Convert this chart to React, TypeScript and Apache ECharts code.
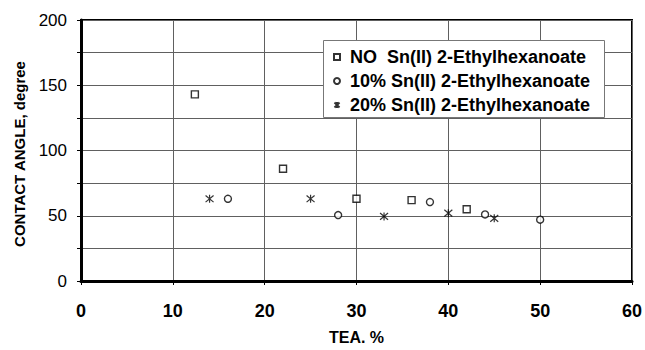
import React, { useEffect, useRef } from "react";
import * as echarts from "echarts";

const seriesNames = [
  "NO  Sn(II) 2-Ethylhexanoate",
  "10% Sn(II) 2-Ethylhexanoate",
  "20% Sn(II) 2-Ethylhexanoate",
];
const noSn: [number, number][] = [
  [12.4, 143],
  [22, 86],
  [30, 63],
  [36, 62],
  [42, 55],
];
const sn10: [number, number][] = [
  [16, 63],
  [28, 50.5],
  [38, 60.5],
  [44, 51],
  [50, 47],
];
const sn20: [number, number][] = [
  [14, 63],
  [25, 63],
  [33, 49.5],
  [40, 52],
  [45, 48],
];
const xTicks = { min: 0, max: 60, interval: 10 };
const yTicks = { min: 0, max: 200, interval: 25, labelEvery: 50 };
const yTitle = "CONTACT ANGLE, degree";
const xTitle = "TEA. %";

const starPath = "path://M0,0L10,10M10,0L0,10M5,-1L5,11";
const FONT = "'Liberation Sans', Arial, sans-serif";
const GRID = "#606060";

export default function App() {
  const ref = useRef<HTMLDivElement>(null);
  useEffect(() => {
    if (!ref.current) return;
    const chart = echarts.init(ref.current, undefined, { renderer: "svg" });
    const markerStyle = {
      color: "#ffffff",
      borderColor: "#000000",
      borderWidth: 1.4,
    };
    chart.setOption({
      animation: false,
      backgroundColor: "#ffffff",
      textStyle: { fontFamily: FONT },
      grid: {
        left: 81,
        right: 12,
        top: 20,
        bottom: 61,
        show: true,
        borderColor: "#000",
        borderWidth: 2,
        backgroundColor: "transparent",
      },
      graphic: [
        {
          type: "rect",
          left: 323,
          top: 40,
          z: 4,
          shape: { width: 281, height: 77 },
          style: { fill: "#ffffff", stroke: "#777", lineWidth: 1 },
        },
        {
          type: "text",
          x: 19,
          y: 154,
          rotation: Math.PI / 2,
          z: 5,
          style: {
            text: yTitle,
            fontFamily: FONT,
            fontSize: 15,
            fontWeight: "bold",
            fill: "#000",
            align: "center",
            verticalAlign: "middle",
          },
        },
      ],
      legend: {
        orient: "vertical",
        left: 323,
        top: 43,
        padding: [5, 8, 5, 9],
        itemGap: 6,
        itemWidth: 6,
        itemHeight: 6,
        z: 6,
        textStyle: {
          fontFamily: FONT,
          fontSize: 18,
          fontWeight: "bold",
          color: "#000",
          padding: [0, 0, 0, 5],
        },
        data: seriesNames,
      },
      xAxis: {
        type: "value",
        min: xTicks.min,
        max: xTicks.max,
        interval: xTicks.interval,
        name: xTitle,
        nameLocation: "middle",
        nameGap: 48,
        nameTextStyle: {
          fontFamily: FONT,
          fontSize: 16,
          fontWeight: "bold",
          color: "#000",
        },
        axisLine: { show: true, lineStyle: { color: "#000", width: 3 } },
        axisTick: { show: true, length: 4, lineStyle: { color: "#000" } },
        axisLabel: {
          fontFamily: FONT,
          fontSize: 18,
          fontWeight: "bold",
          color: "#000",
          margin: 21,
        },
        splitLine: { show: true, lineStyle: { color: GRID, width: 1 } },
      },
      yAxis: {
        type: "value",
        min: yTicks.min,
        max: yTicks.max,
        interval: yTicks.interval,
        axisLine: { show: true, lineStyle: { color: "#000", width: 3 } },
        axisTick: { show: true, length: 4, lineStyle: { color: "#000" } },
        axisLabel: {
          fontFamily: FONT,
          fontSize: 17,
          color: "#000",
          margin: 14,
          formatter: (v: number) =>
            v % yTicks.labelEvery === 0 ? String(v) : "",
        },
        splitLine: { show: true, lineStyle: { color: GRID, width: 1 } },
      },
      series: [
        {
          name: seriesNames[0],
          type: "scatter",
          symbol: "rect",
          symbolSize: 7,
          itemStyle: markerStyle,
          data: noSn,
          z: 3,
        },
        {
          name: seriesNames[1],
          type: "scatter",
          symbol: "circle",
          symbolSize: 7,
          itemStyle: markerStyle,
          data: sn10,
          z: 3,
        },
        {
          name: seriesNames[2],
          type: "scatter",
          symbol: starPath,
          symbolSize: 8,
          itemStyle: { color: "none", borderColor: "#000", borderWidth: 1.2 },
          data: sn20,
          z: 3,
        },
      ],
    });
    return () => chart.dispose();
  }, []);
  return (
    <div
      ref={ref}
      style={{ position: "fixed", left: 0, top: 0, width: 645, height: 350 }}
    />
  );
}
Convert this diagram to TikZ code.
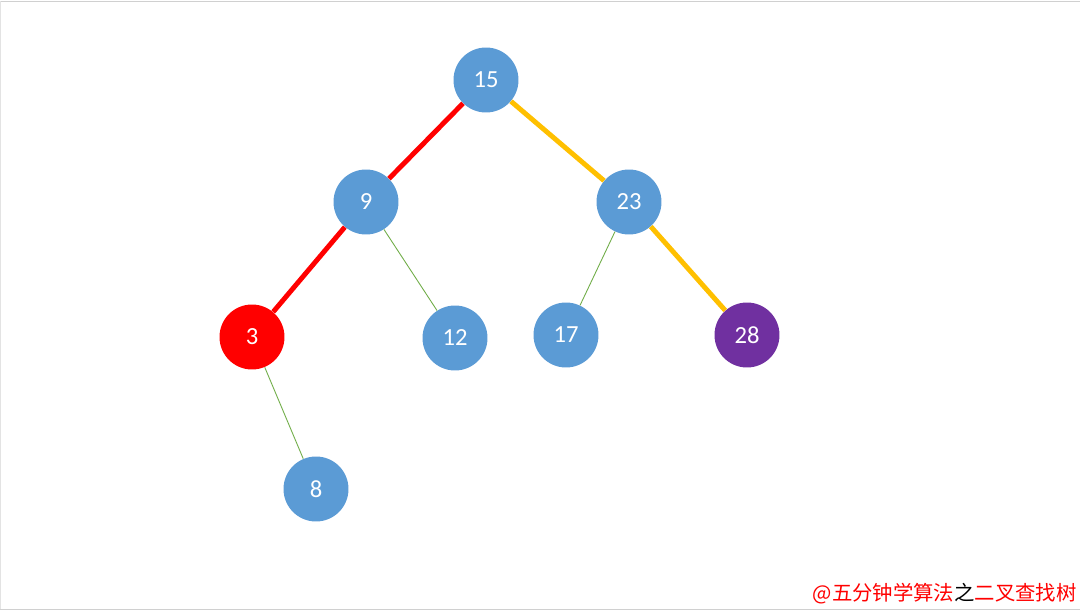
----------
**The problem:** Exact duplication of all the records is required; pictures are omitted from the copy.

**Correct answer:**
Convert this chart to React, TypeScript and Apache ECharts code.
import React, { useEffect, useRef } from "react";
import * as echarts from "echarts";

const seriesNames = [
  "NO  Sn(II) 2-Ethylhexanoate",
  "10% Sn(II) 2-Ethylhexanoate",
  "20% Sn(II) 2-Ethylhexanoate",
];
const noSn: [number, number][] = [
  [12.4, 143],
  [22, 86],
  [30, 63],
  [36, 62],
  [42, 55],
];
const sn10: [number, number][] = [
  [16, 63],
  [28, 50.5],
  [38, 60.5],
  [44, 51],
  [50, 47],
];
const sn20: [number, number][] = [
  [14, 63],
  [25, 63],
  [33, 49.5],
  [40, 52],
  [45, 48],
];
const xTicks = { min: 0, max: 60, interval: 10 };
const yTicks = { min: 0, max: 200, interval: 25, labelEvery: 50 };
const yTitle = "CONTACT ANGLE, degree";
const xTitle = "TEA. %";

const starPath = "path://M0,0L10,10M10,0L0,10M5,-1L5,11";
const FONT = "'Liberation Sans', Arial, sans-serif";
const GRID = "#606060";

export default function App() {
  const ref = useRef<HTMLDivElement>(null);
  useEffect(() => {
    if (!ref.current) return;
    const chart = echarts.init(ref.current, undefined, { renderer: "svg" });
    const markerStyle = {
      color: "#ffffff",
      borderColor: "#000000",
      borderWidth: 1.4,
    };
    chart.setOption({
      animation: false,
      backgroundColor: "#ffffff",
      textStyle: { fontFamily: FONT },
      grid: {
        left: 81,
        right: 12,
        top: 20,
        bottom: 61,
        show: true,
        borderColor: "#000",
        borderWidth: 2,
        backgroundColor: "transparent",
      },
      graphic: [
        {
          type: "rect",
          left: 323,
          top: 40,
          z: 4,
          shape: { width: 281, height: 77 },
          style: { fill: "#ffffff", stroke: "#777", lineWidth: 1 },
        },
        {
          type: "text",
          x: 19,
          y: 154,
          rotation: Math.PI / 2,
          z: 5,
          style: {
            text: yTitle,
            fontFamily: FONT,
            fontSize: 15,
            fontWeight: "bold",
            fill: "#000",
            align: "center",
            verticalAlign: "middle",
          },
        },
      ],
      legend: {
        orient: "vertical",
        left: 323,
        top: 43,
        padding: [5, 8, 5, 9],
        itemGap: 6,
        itemWidth: 6,
        itemHeight: 6,
        z: 6,
        textStyle: {
          fontFamily: FONT,
          fontSize: 18,
          fontWeight: "bold",
          color: "#000",
          padding: [0, 0, 0, 5],
        },
        data: seriesNames,
      },
      xAxis: {
        type: "value",
        min: xTicks.min,
        max: xTicks.max,
        interval: xTicks.interval,
        name: xTitle,
        nameLocation: "middle",
        nameGap: 48,
        nameTextStyle: {
          fontFamily: FONT,
          fontSize: 16,
          fontWeight: "bold",
          color: "#000",
        },
        axisLine: { show: true, lineStyle: { color: "#000", width: 3 } },
        axisTick: { show: true, length: 4, lineStyle: { color: "#000" } },
        axisLabel: {
          fontFamily: FONT,
          fontSize: 18,
          fontWeight: "bold",
          color: "#000",
          margin: 21,
        },
        splitLine: { show: true, lineStyle: { color: GRID, width: 1 } },
      },
      yAxis: {
        type: "value",
        min: yTicks.min,
        max: yTicks.max,
        interval: yTicks.interval,
        axisLine: { show: true, lineStyle: { color: "#000", width: 3 } },
        axisTick: { show: true, length: 4, lineStyle: { color: "#000" } },
        axisLabel: {
          fontFamily: FONT,
          fontSize: 17,
          color: "#000",
          margin: 14,
          formatter: (v: number) =>
            v % yTicks.labelEvery === 0 ? String(v) : "",
        },
        splitLine: { show: true, lineStyle: { color: GRID, width: 1 } },
      },
      series: [
        {
          name: seriesNames[0],
          type: "scatter",
          symbol: "rect",
          symbolSize: 7,
          itemStyle: markerStyle,
          data: noSn,
          z: 3,
        },
        {
          name: seriesNames[1],
          type: "scatter",
          symbol: "circle",
          symbolSize: 7,
          itemStyle: markerStyle,
          data: sn10,
          z: 3,
        },
        {
          name: seriesNames[2],
          type: "scatter",
          symbol: starPath,
          symbolSize: 8,
          itemStyle: { color: "none", borderColor: "#000", borderWidth: 1.2 },
          data: sn20,
          z: 3,
        },
      ],
    });
    return () => chart.dispose();
  }, []);
  return (
    <div
      ref={ref}
      style={{ position: "fixed", left: 0, top: 0, width: 645, height: 350 }}
    />
  );
}
Convert this diagram to TikZ code.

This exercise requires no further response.